» EXERCISE REQUIREMENTS: Reproduce the complete listing without any deviation.

» DATA EXTRACT:
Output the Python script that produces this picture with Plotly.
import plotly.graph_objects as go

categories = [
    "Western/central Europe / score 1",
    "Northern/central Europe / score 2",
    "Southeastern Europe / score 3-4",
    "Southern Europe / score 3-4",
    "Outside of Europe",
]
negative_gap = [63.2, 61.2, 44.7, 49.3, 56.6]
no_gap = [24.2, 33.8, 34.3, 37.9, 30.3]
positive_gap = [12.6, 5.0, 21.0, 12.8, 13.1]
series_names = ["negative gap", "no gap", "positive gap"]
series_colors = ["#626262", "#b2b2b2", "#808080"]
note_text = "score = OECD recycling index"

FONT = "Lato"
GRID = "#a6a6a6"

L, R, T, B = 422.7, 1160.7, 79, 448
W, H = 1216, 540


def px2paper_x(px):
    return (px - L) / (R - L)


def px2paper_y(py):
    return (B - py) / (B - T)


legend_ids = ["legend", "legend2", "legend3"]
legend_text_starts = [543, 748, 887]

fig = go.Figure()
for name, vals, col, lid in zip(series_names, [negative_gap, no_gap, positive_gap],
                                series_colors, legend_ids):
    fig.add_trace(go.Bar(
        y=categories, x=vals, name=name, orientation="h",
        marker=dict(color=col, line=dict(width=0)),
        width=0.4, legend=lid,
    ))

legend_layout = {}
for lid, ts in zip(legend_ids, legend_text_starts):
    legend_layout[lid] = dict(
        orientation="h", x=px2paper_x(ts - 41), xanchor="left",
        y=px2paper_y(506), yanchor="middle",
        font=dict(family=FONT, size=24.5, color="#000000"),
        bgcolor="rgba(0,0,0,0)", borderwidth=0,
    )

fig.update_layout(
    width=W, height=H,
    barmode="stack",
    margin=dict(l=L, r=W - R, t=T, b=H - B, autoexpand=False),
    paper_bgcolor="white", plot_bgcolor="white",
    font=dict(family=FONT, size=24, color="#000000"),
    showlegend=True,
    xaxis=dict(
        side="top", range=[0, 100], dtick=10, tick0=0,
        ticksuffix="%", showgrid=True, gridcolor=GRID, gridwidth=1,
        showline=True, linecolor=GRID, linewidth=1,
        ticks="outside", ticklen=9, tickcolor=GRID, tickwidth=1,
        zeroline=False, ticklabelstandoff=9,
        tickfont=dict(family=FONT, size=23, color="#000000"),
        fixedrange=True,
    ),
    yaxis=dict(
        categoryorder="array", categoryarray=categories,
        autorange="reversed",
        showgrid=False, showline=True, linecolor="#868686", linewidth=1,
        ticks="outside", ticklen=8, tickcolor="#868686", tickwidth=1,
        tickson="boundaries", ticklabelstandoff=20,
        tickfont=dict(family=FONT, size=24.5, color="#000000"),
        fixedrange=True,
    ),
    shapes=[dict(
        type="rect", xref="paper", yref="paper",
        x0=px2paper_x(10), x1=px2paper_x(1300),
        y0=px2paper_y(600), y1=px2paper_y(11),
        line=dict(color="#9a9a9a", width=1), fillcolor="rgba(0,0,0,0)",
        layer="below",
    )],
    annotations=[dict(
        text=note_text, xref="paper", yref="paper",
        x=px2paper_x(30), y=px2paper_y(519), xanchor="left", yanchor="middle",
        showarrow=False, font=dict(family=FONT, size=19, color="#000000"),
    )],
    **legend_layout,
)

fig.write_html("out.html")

» SOLUTION FOR THIS EXERCISE:
Output the Python script that produces this picture with Plotly.
import plotly.graph_objects as go

categories = [
    "Western/central Europe / score 1",
    "Northern/central Europe / score 2",
    "Southeastern Europe / score 3-4",
    "Southern Europe / score 3-4",
    "Outside of Europe",
]
negative_gap = [63.2, 61.2, 44.7, 49.3, 56.6]
no_gap = [24.2, 33.8, 34.3, 37.9, 30.3]
positive_gap = [12.6, 5.0, 21.0, 12.8, 13.1]
series_names = ["negative gap", "no gap", "positive gap"]
series_colors = ["#626262", "#b2b2b2", "#808080"]
note_text = "score = OECD recycling index"

FONT = "Lato"
GRID = "#a6a6a6"

L, R, T, B = 422.7, 1160.7, 79, 448
W, H = 1216, 540


def px2paper_x(px):
    return (px - L) / (R - L)


def px2paper_y(py):
    return (B - py) / (B - T)


legend_ids = ["legend", "legend2", "legend3"]
legend_text_starts = [543, 748, 887]

fig = go.Figure()
for name, vals, col, lid in zip(series_names, [negative_gap, no_gap, positive_gap],
                                series_colors, legend_ids):
    fig.add_trace(go.Bar(
        y=categories, x=vals, name=name, orientation="h",
        marker=dict(color=col, line=dict(width=0)),
        width=0.4, legend=lid,
    ))

legend_layout = {}
for lid, ts in zip(legend_ids, legend_text_starts):
    legend_layout[lid] = dict(
        orientation="h", x=px2paper_x(ts - 41), xanchor="left",
        y=px2paper_y(506), yanchor="middle",
        font=dict(family=FONT, size=24.5, color="#000000"),
        bgcolor="rgba(0,0,0,0)", borderwidth=0,
    )

fig.update_layout(
    width=W, height=H,
    barmode="stack",
    margin=dict(l=L, r=W - R, t=T, b=H - B, autoexpand=False),
    paper_bgcolor="white", plot_bgcolor="white",
    font=dict(family=FONT, size=24, color="#000000"),
    showlegend=True,
    xaxis=dict(
        side="top", range=[0, 100], dtick=10, tick0=0,
        ticksuffix="%", showgrid=True, gridcolor=GRID, gridwidth=1,
        showline=True, linecolor=GRID, linewidth=1,
        ticks="outside", ticklen=9, tickcolor=GRID, tickwidth=1,
        zeroline=False, ticklabelstandoff=9,
        tickfont=dict(family=FONT, size=23, color="#000000"),
        fixedrange=True,
    ),
    yaxis=dict(
        categoryorder="array", categoryarray=categories,
        autorange="reversed",
        showgrid=False, showline=True, linecolor="#868686", linewidth=1,
        ticks="outside", ticklen=8, tickcolor="#868686", tickwidth=1,
        tickson="boundaries", ticklabelstandoff=20,
        tickfont=dict(family=FONT, size=24.5, color="#000000"),
        fixedrange=True,
    ),
    shapes=[dict(
        type="rect", xref="paper", yref="paper",
        x0=px2paper_x(10), x1=px2paper_x(1300),
        y0=px2paper_y(600), y1=px2paper_y(11),
        line=dict(color="#9a9a9a", width=1), fillcolor="rgba(0,0,0,0)",
        layer="below",
    )],
    annotations=[dict(
        text=note_text, xref="paper", yref="paper",
        x=px2paper_x(30), y=px2paper_y(519), xanchor="left", yanchor="middle",
        showarrow=False, font=dict(family=FONT, size=19, color="#000000"),
    )],
    **legend_layout,
)

fig.write_html("out.html")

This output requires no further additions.